There is an old Arabic proverb: “I was eaten the day the white ox was eaten.” Its force lies in the logic of fragmented consent. Safety is bargained for at the expense of another, and the bargain is mistaken for strategy. But once the first injustice is accepted, once the first protection is broken, what follows is often only a matter of sequence. The lesson is not merely moral. It is systemic. Orders fail when enough actors decide they can live with the first breach because it is not yet theirs. That is how deviance becomes normalised: not only through aggression, but through acquiescence.
If that is allowed to happen, then the real issue is no longer this conflict alone. The issue becomes the kind of world we are teaching ourselves to inhabit.
Such a world would not be stable. It would not even be strategically intelligent. It would be a world in which law weakens not because it is formally abolished, but because enough powerful actors behave as though it were optional, while enough weaker actors conclude that resistance is futile. It would be a world in which alliances become more fluid, more transactional, and more nervous, because norms no longer provide a reliable architecture of conduct.
This is why smaller and medium-sized states must stop imagining themselves as spectators. If the mighty can redefine limits by force, then the rest of the world must stop behaving as though history is made elsewhere and merely endured locally. The proper answer is neither romantic defiance nor submissive adaptation. It is strategic coalition-building around system interests.
No power is omnipotent. No great power, however armed or technologically advanced, is free of limits. Every major power has vulnerabilities: supply chains, sea lanes, domestic political divisions, alliance fatigue, fiscal burdens, legitimacy deficits, exposure to global markets, dependence on wider compliance, and need for reputational cover. Power is real, but never absolute. The question is whether others are willing to organise around that fact.
That is where the coalition of the serious becomes necessary.
By serious, I do not mean ideological uniformity. I mean states that are serious about continuity, commerce, restraint, legality, and the protection of civilian life. States that are serious enough to know that if the law collapses into hierarchy, they will suffer first and longest. States that are serious enough to understand that the system's interest is now higher than the vanity of any single capital.
Such a coalition need not begin as a military bloc. It can begin as a disciplined diplomatic and economic front: defending freedom of navigation, opposing attacks on essential infrastructure – and preventing the use of their resources for that purpose -, insisting on legal red lines, protecting humanitarian norms, and refusing to reward those who convert permanent exception into a method of rule. This is not idealism. It is the minimum strategic intelligence required for a world that still wishes to remain governable.

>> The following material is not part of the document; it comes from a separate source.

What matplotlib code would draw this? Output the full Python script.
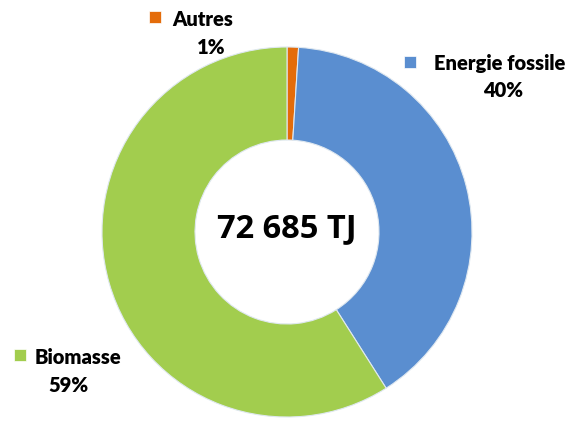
import matplotlib.pyplot as plt

# energy mix shares (%)
categories = ['Autres', 'Energie fossile', 'Biomasse']
shares = [1, 40, 59]
colors = ['#E46C0A', '#5A8ED0', '#A2CD4E']
total_label = '72 685 TJ'

W, H = 587, 425
fig = plt.figure(figsize=(W / 100, H / 100), dpi=100)
ax = fig.add_axes([0, 0, 1, 1])

cx, cy = 287, H - 232
ax.pie(shares, colors=colors, startangle=90, counterclock=False,
       center=(cx, cy), radius=185, frame=True,
       wedgeprops=dict(width=93, edgecolor='#dfe8f0', linewidth=0.8))
ax.set_xlim(0, W)
ax.set_ylim(0, H)
ax.axis('off')

ax.text(cx, cy + 3, total_label, ha='center', va='center',
        fontsize=23.5, fontweight='bold', family='Open Sans')

font = dict(fontsize=14.5, fontweight='heavy', family='Lato')
# label positions: (marker x, marker y, name x, name y, pct x, pct y)
spots = [
    (155, 17, 172, 19, 211, 47),
    (410, 62, 434, 63, 503, 90),
    (20, 355, 35, 357, 68, 385),
]
for name, val, col, (mx, my, nx, ny, px, py) in zip(categories, shares, colors, spots):
    ax.scatter([mx], [H - my], marker='s', s=75, color=col,
               edgecolors='#ffffff', linewidths=0.5)
    ax.text(nx, H - ny, name, ha='left', va='center', **font)
    ax.text(px, H - py, f'{val}%', ha='center', va='center', **font)

fig.savefig('out.png', dpi=100)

For countries like Oman, this is not abstract. Oman’s geography gives it relevance, but its deeper importance lies in political memory and civilisational temperament. Its long association with dialogue, neutrality, maritime openness, and measured statecraft is not ornamental. It is strategic. The UN Secretary-General reiterated that there is “no viable alternative” to the peaceful settlement of international disputes in full accordance with international law. For countries such as Oman, that is not a decorative principle. It is a doctrine of survival in an age of overreach.
Dialogue, then, must be defended from trivialisation. It is not a ceremonial gesture after destruction. It is the disciplined intelligence that prevents systems from drifting into ungovernable violence. It is also one of the few instruments through which medium and smaller states can turn moral legitimacy into strategic relevance.
The lesson of Challenger was not simply that one shuttle exploded. It was that institutions can drift toward catastrophe by learning the wrong lesson from survival. The lesson of this conflict may prove similar. If the world survives this phase only to conclude that everything done within it was, in the end, tolerable, then the next crisis will arrive at a lower standard of law, a lower threshold of shame, and a lower valuation of human life.
That would be normalisation of deviance at the level of civilisation.
And that is precisely why the time has come for a coalition of the serious.